Surprisingly few visitors to the Mall discover the peace of the sculpture garden outside of the Hirshhorn Museum. If you’ve been wearing yourself out with long trudges across and through the nation’s front yard, consider taking a break here among works by Rodin, Jean Arp and others. Or check out the Phillips Collection and its famous pieces by Renoir, Gauguin and other modern icons. The intimate galleries, set in a restored Dupont Circle mansion, put you unusually close to the artworks
3. Walk the line between two Washingtons on the U Street corridor
In 1968, U and 14th St NW was the epicenter of riots that followed Martin Luther King Jr’s assassination and tore the capital apart. These days, the same intersection is at the heart of an area of gentrification where you can find some of the city’s best restaurants and bars. For the city’s young professionals, U Street is a godsend, a neighborhood that offers what many call 'affordable lifestyle' (you know: yoga, ethnic food, wine, Pilates, vintage shopping), which was once largely restricted to the District’s deep and/or connected pockets. Here, all of the above is affordable and hip.

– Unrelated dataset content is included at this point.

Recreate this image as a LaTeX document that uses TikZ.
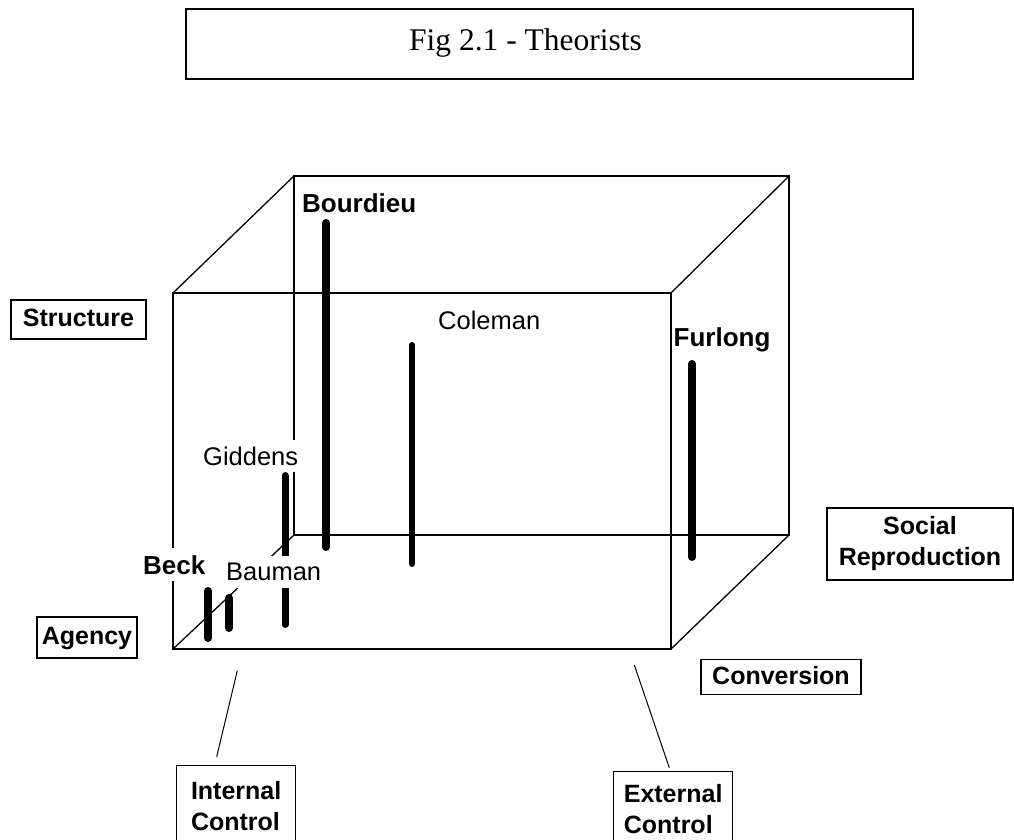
\documentclass[tikz,border=0pt]{standalone}
\usepackage{fontspec}
\setmainfont{Liberation Serif}
\newfontfamily\arialf{Liberation Sans}
\begin{document}
\begin{tikzpicture}[x=1pt,y=-1pt,
  edge/.style={line width=1.3pt},
  bar/.style={line width=8pt, line cap=round},
  conn/.style={line width=1pt},
  boxlab/.style={draw, line width=1.3pt, fill=white, inner sep=0pt,
    font=\arialf\bfseries\fontsize{25}{33}\selectfont, text height=18pt, text depth=4pt},
  multilab/.style={draw, line width=1.3pt, fill=white, inner sep=0pt, align=left,
    font=\arialf\bfseries\fontsize{25}{31}\selectfont},
  thbold/.style={fill=white, inner xsep=1pt, inner ysep=7pt, anchor=base west,
    font=\arialf\bfseries\fontsize{26}{28}\selectfont},
  threg/.style={fill=white, inner xsep=1pt, inner ysep=7pt, anchor=base west,
    font=\arialf\fontsize{25.5}{28}\selectfont}]
\useasboundingbox (0,0) rectangle (1014,839);
\clip (0,0) rectangle (1014,839);

% title
\node[draw, line width=1.4pt, minimum width=727pt, minimum height=70pt, inner sep=0pt]
  (titlebox) at (549.5,44) {};
\node[anchor=base, inner sep=0pt, font=\fontsize{31.5}{34}\selectfont] (title) at (525.5,50) {Fig 2.1 - Theorists};

% cube corners
\coordinate (FTL) at (173,293);
\coordinate (FTR) at (671,293);
\coordinate (FBR) at (671,649);
\coordinate (FBL) at (173,649);
\coordinate (BTL) at (294,176);
\coordinate (BTR) at (789,176);
\coordinate (BBR) at (789,535);
\coordinate (BBL) at (294,535);
\draw[edge] (FTL) -- (FTR) -- (FBR) -- (FBL) -- cycle;
\draw[edge] (BTL) -- (BTR) -- (BBR) -- (BBL) -- cycle;
\draw[edge] (FTL) -- (BTL);
\draw[edge] (FTR) -- (BTR);
\draw[edge] (FBR) -- (BBR);
\draw[edge] (FBL) -- (BBL);

% theorist labels
\node[thbold] (bourdieu) at (301,212) {Bourdieu};
\node[threg]  (coleman)  at (437,329) {Coleman};
\node[thbold] (furlong)  at (672.5,346.5) {Furlong};
\node[threg]  (giddens)  at (202,465) {Giddens};
\node[thbold] (beck)     at (142,574) {Beck};

% bars
\draw[bar] (326,223) -- (326,547);
\draw[bar, line width=6pt] (412,345) -- (412,564);
\draw[bar] (692,364) -- (692,557);
\draw[bar, line width=7pt] (285,475.5) -- (285,624.5);
\draw[bar] (208,591) -- (208,638);
\draw[bar] (229,598) -- (229,628);

\node[threg] (bauman) at (225,580.5) {Bauman};

% axis labels
\node[boxlab, minimum width=135pt, minimum height=39pt] (structure) at (78.5,319.5) {Structure};
\node[boxlab, minimum width=100pt, minimum height=41pt] (agency) at (87,637.5) {Agency};
\node[boxlab, minimum width=160pt, minimum height=35pt] (conversion) at (781,677) {Conversion};
\node[multilab, align=center, minimum width=186pt, minimum height=72pt] (socrep) at (920,544) {Social\\Reproduction};
\node[multilab, anchor=north west, minimum width=119pt, minimum height=80pt] (intctrl) at (176,765) {Internal\\Control};
\node[multilab, anchor=north west, minimum width=119pt, minimum height=74pt] (extctrl) at (613,771) {External\\Control};

% connectors
\coordinate (ic1) at (237.3,670.7);
\coordinate (ic2) at (216.7,756.7);
\coordinate (ec1) at (634.3,665);
\coordinate (ec2) at (669.3,767.7);
\draw[conn] (ic1) -- (ic2);
\draw[conn] (ec1) -- (ec2);
\end{tikzpicture}
\end{document}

It's a prime area to wander both for its history – U Street was DC's version of Harlem back in the day, a center of black culture where Duke Ellington and Ella Fitzgerald jazzed up the clubs – and for its colorful murals. It's also the place to mix with a multicultural local crowd for shopping in high-end boutiques, boozing in cool bars, browsing the galleries in artist co-ops, and eating everything from upscale chicken and waffles to mustard-drenched half-smokes.
4. Cruise with DC’s aristocracy
Georgetown is the name of both one of the premier universities in the world and a neighborhood that has long been the seat of Washingtonian royalty: a brick-and-old-stone tangle of leafy avenues, cobbled alleyways, diplomats walking their kids to prep school and professors deconstructing experimental theater over glasses of merlot. But come Thursday night, this neighborhood sublimates all of the above and becomes, basically, a big river of boiling hormones.
There’s a distinctly upper-class crust to the Georgetown scene that sets it apart. Of course there’s a reason the moneyed classes love this ’hood, although the appeal extends to anyone who hikes here. Dining is romantic and ethnically diverse, and sometimes, surprisingly affordable. Georgetown is the Sigmund Freud of DC’s retail therapy, so shopaholics rejoice. And the historic veneer of the neighborhood is well preserved, making it a magical place for a stroll in the early evening, as long as you avoid the traffic-clogged main drag of M St.
5. The neighborly side of politics
What makes Capitol Hill appealing is its well-executed blend of DC neighborliness and the city’s political class. Washington is jokingly called 'Hollywood for Ugly People' thanks to the high concentration of political types here, and many of these 'stars' (who are hardly all unattractive, thank you very much) can be seen here walking their dogs weekday evenings on Mass Ave NE.
They’re strolling by some of the city’s most attractive old row houses, which are largely inhabited by families that are several generations-deep steeped in DC. And come the weekend, everyone, from the neighborhood watch to presidential chiefs of staff, goes to Eastern Market to buy flowers, produce, paintings and the best oyster sandwiches in town. The most political address in the city is proof that a sense of community remains strong in a capital whose population tends to shift with elections every four years.